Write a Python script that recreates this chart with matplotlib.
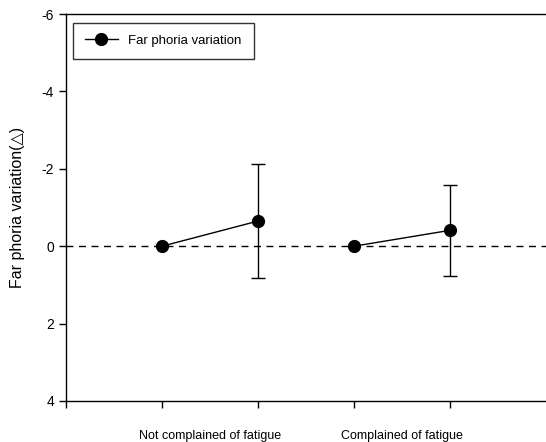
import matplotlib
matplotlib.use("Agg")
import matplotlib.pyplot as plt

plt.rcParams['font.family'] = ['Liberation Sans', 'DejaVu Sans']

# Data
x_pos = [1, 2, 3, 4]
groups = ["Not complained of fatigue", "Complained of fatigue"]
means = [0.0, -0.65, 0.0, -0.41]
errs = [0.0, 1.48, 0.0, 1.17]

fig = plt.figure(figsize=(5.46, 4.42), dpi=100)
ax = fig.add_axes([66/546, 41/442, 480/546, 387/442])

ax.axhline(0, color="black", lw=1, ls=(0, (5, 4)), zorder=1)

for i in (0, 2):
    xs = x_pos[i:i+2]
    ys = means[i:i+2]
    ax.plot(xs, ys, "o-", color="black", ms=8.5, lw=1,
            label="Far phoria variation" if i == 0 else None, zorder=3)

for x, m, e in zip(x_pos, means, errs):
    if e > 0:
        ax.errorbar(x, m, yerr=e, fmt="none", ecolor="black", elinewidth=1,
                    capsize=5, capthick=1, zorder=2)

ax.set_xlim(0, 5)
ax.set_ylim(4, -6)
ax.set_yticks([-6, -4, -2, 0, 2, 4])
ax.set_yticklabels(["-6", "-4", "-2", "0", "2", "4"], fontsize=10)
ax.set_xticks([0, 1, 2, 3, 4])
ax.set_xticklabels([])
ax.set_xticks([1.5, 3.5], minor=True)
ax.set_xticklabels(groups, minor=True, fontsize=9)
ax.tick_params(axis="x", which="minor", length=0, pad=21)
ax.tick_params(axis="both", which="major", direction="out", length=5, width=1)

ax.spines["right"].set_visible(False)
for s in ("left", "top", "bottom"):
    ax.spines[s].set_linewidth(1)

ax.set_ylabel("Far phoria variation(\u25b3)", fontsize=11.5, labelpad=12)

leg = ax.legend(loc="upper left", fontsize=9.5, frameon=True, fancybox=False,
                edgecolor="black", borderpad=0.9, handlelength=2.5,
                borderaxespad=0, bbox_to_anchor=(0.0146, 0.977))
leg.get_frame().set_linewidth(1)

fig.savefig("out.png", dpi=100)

**WHAT IS REQUIRED**
Return each line of the data, keeping its wording exact and omitting pictures.

**RESPONSE TO THE TASK**
Write a Python script that recreates this chart with matplotlib.
import matplotlib
matplotlib.use("Agg")
import matplotlib.pyplot as plt

plt.rcParams['font.family'] = ['Liberation Sans', 'DejaVu Sans']

# Data
x_pos = [1, 2, 3, 4]
groups = ["Not complained of fatigue", "Complained of fatigue"]
means = [0.0, -0.65, 0.0, -0.41]
errs = [0.0, 1.48, 0.0, 1.17]

fig = plt.figure(figsize=(5.46, 4.42), dpi=100)
ax = fig.add_axes([66/546, 41/442, 480/546, 387/442])

ax.axhline(0, color="black", lw=1, ls=(0, (5, 4)), zorder=1)

for i in (0, 2):
    xs = x_pos[i:i+2]
    ys = means[i:i+2]
    ax.plot(xs, ys, "o-", color="black", ms=8.5, lw=1,
            label="Far phoria variation" if i == 0 else None, zorder=3)

for x, m, e in zip(x_pos, means, errs):
    if e > 0:
        ax.errorbar(x, m, yerr=e, fmt="none", ecolor="black", elinewidth=1,
                    capsize=5, capthick=1, zorder=2)

ax.set_xlim(0, 5)
ax.set_ylim(4, -6)
ax.set_yticks([-6, -4, -2, 0, 2, 4])
ax.set_yticklabels(["-6", "-4", "-2", "0", "2", "4"], fontsize=10)
ax.set_xticks([0, 1, 2, 3, 4])
ax.set_xticklabels([])
ax.set_xticks([1.5, 3.5], minor=True)
ax.set_xticklabels(groups, minor=True, fontsize=9)
ax.tick_params(axis="x", which="minor", length=0, pad=21)
ax.tick_params(axis="both", which="major", direction="out", length=5, width=1)

ax.spines["right"].set_visible(False)
for s in ("left", "top", "bottom"):
    ax.spines[s].set_linewidth(1)

ax.set_ylabel("Far phoria variation(\u25b3)", fontsize=11.5, labelpad=12)

leg = ax.legend(loc="upper left", fontsize=9.5, frameon=True, fancybox=False,
                edgecolor="black", borderpad=0.9, handlelength=2.5,
                borderaxespad=0, bbox_to_anchor=(0.0146, 0.977))
leg.get_frame().set_linewidth(1)

fig.savefig("out.png", dpi=100)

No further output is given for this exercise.